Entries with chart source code
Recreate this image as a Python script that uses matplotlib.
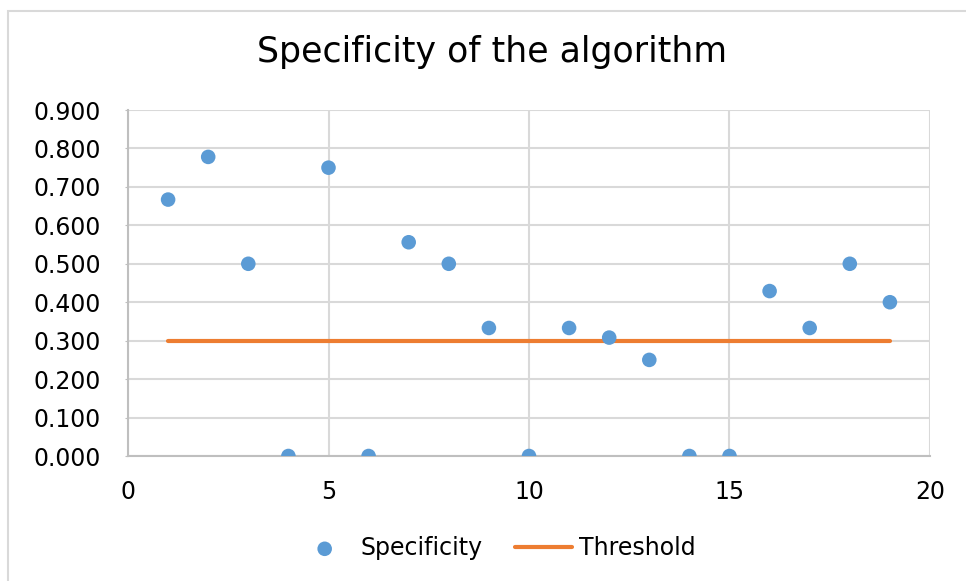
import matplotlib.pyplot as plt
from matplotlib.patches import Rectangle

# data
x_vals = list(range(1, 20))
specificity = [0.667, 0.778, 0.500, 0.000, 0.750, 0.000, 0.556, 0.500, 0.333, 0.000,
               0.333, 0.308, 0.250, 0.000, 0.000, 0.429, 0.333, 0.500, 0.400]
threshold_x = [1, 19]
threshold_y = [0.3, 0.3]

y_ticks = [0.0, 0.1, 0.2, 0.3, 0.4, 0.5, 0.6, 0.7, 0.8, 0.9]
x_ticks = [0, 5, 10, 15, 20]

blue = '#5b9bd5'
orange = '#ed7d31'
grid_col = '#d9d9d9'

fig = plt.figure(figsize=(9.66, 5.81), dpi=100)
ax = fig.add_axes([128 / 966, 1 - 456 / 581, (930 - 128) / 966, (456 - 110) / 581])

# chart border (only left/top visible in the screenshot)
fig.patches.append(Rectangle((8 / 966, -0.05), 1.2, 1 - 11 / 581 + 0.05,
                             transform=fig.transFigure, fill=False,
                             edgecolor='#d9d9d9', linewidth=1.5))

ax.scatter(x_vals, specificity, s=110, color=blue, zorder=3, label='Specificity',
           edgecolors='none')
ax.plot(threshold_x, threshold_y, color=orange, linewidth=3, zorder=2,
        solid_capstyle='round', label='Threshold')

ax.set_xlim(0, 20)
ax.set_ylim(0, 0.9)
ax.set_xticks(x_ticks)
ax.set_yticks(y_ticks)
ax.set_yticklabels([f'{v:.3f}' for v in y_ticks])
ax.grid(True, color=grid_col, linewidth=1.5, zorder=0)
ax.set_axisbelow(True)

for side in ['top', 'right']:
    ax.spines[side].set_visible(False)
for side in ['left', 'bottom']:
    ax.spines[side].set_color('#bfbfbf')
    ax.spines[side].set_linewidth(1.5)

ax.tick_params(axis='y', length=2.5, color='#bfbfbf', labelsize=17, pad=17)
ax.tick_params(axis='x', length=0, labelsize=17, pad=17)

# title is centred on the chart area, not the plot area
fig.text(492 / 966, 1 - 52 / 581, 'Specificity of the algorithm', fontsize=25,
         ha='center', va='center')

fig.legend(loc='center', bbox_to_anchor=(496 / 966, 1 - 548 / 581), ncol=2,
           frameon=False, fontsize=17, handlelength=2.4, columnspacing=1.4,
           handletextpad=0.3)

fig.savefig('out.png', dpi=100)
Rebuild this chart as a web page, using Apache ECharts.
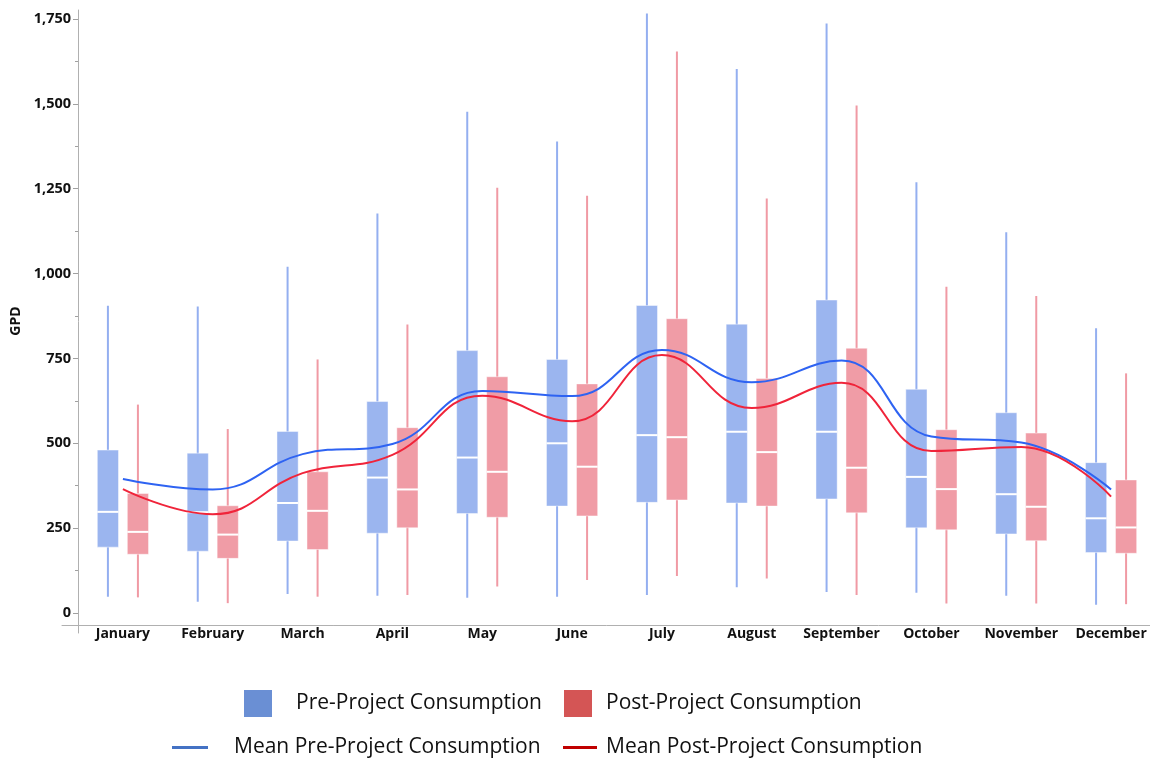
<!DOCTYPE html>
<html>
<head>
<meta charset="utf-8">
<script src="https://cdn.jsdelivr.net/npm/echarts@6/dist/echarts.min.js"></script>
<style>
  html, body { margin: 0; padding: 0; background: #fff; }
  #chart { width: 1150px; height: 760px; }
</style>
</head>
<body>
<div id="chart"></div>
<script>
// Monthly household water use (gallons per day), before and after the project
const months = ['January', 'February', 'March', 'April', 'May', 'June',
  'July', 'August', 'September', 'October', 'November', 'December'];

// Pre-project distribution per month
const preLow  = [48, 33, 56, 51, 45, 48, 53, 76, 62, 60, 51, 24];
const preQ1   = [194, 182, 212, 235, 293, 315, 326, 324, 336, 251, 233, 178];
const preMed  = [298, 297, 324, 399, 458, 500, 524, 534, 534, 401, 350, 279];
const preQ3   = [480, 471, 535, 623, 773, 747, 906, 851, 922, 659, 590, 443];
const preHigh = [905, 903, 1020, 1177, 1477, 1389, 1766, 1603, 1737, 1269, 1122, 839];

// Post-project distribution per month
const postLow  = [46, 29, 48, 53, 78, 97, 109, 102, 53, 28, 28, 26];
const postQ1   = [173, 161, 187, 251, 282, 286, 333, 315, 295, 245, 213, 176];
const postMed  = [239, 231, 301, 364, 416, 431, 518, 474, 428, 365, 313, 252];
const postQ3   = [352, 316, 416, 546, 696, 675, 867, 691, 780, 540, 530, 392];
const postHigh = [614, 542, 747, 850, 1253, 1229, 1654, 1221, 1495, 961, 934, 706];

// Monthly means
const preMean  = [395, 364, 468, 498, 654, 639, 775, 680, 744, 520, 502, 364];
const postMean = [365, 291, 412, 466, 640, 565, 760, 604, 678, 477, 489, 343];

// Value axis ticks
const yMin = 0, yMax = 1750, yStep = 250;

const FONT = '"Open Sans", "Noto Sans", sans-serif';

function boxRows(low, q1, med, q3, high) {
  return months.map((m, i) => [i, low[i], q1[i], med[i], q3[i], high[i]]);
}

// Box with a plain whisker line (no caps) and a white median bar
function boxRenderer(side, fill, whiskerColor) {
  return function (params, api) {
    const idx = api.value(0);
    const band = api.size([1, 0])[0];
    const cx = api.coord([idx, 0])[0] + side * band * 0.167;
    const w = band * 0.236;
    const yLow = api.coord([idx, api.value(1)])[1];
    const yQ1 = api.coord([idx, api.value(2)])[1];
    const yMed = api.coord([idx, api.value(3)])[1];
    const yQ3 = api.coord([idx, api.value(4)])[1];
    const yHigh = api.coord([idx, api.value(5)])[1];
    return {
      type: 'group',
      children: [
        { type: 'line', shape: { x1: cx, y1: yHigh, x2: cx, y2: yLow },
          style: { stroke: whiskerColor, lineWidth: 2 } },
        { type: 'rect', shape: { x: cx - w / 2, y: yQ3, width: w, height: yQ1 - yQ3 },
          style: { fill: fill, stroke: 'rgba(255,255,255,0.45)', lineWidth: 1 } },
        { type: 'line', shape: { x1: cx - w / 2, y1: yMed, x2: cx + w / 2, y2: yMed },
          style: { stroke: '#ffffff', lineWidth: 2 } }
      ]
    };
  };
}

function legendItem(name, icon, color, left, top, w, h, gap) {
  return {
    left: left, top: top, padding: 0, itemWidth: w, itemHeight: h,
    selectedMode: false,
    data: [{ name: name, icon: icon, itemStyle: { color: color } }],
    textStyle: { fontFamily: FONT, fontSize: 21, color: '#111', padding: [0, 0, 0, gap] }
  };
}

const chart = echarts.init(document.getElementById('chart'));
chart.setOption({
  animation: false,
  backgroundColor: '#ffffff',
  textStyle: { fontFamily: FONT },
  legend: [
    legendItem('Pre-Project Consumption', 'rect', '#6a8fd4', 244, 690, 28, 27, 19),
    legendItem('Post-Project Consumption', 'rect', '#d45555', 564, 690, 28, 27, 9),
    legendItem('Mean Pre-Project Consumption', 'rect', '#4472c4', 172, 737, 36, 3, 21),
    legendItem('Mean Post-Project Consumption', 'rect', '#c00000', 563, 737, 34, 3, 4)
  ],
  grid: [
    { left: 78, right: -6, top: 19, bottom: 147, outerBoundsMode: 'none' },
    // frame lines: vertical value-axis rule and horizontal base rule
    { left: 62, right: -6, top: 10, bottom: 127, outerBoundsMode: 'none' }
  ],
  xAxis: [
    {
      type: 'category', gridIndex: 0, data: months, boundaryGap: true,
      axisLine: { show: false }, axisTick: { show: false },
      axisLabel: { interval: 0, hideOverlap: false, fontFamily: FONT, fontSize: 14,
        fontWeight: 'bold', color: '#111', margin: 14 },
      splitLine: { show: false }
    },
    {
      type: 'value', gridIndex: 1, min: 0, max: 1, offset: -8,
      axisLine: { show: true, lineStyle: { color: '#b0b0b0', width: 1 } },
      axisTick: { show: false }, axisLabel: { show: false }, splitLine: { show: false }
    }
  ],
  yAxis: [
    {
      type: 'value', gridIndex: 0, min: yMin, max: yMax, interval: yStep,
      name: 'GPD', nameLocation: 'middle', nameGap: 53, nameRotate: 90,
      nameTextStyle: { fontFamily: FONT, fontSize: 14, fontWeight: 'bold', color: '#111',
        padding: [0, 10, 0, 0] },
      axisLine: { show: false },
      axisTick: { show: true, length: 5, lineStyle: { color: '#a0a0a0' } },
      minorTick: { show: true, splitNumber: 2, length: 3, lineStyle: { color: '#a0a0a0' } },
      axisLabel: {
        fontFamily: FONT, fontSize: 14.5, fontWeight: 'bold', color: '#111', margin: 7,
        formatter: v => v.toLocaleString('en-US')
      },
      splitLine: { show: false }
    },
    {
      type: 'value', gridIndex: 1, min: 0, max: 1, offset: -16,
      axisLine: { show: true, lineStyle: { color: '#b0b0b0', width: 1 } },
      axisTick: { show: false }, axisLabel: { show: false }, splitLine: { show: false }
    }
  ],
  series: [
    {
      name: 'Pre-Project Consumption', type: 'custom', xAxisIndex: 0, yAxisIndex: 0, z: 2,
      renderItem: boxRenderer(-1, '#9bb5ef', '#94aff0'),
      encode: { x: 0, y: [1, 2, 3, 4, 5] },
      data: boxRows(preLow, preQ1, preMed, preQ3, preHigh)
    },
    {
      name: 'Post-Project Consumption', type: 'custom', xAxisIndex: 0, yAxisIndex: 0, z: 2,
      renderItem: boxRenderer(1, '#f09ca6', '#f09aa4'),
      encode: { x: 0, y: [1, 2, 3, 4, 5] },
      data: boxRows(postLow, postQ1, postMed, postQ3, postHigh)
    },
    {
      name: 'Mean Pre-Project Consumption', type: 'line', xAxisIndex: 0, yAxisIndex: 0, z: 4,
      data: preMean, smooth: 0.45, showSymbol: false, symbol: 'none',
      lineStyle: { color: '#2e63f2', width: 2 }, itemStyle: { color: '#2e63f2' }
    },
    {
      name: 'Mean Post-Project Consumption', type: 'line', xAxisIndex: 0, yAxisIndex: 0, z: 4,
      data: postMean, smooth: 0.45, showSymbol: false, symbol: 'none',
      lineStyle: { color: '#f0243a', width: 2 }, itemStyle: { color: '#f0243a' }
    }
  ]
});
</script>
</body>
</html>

Task directions -
Transcribe exactly, with no pictures, the lines running from the first line of the material through the line holding "solid_capstyle='round', label='Threshold')".

Full solution -
Recreate this image as a Python script that uses matplotlib.
import matplotlib.pyplot as plt
from matplotlib.patches import Rectangle

# data
x_vals = list(range(1, 20))
specificity = [0.667, 0.778, 0.500, 0.000, 0.750, 0.000, 0.556, 0.500, 0.333, 0.000,
               0.333, 0.308, 0.250, 0.000, 0.000, 0.429, 0.333, 0.500, 0.400]
threshold_x = [1, 19]
threshold_y = [0.3, 0.3]

y_ticks = [0.0, 0.1, 0.2, 0.3, 0.4, 0.5, 0.6, 0.7, 0.8, 0.9]
x_ticks = [0, 5, 10, 15, 20]

blue = '#5b9bd5'
orange = '#ed7d31'
grid_col = '#d9d9d9'

fig = plt.figure(figsize=(9.66, 5.81), dpi=100)
ax = fig.add_axes([128 / 966, 1 - 456 / 581, (930 - 128) / 966, (456 - 110) / 581])

# chart border (only left/top visible in the screenshot)
fig.patches.append(Rectangle((8 / 966, -0.05), 1.2, 1 - 11 / 581 + 0.05,
                             transform=fig.transFigure, fill=False,
                             edgecolor='#d9d9d9', linewidth=1.5))

ax.scatter(x_vals, specificity, s=110, color=blue, zorder=3, label='Specificity',
           edgecolors='none')
ax.plot(threshold_x, threshold_y, color=orange, linewidth=3, zorder=2,
        solid_capstyle='round', label='Threshold')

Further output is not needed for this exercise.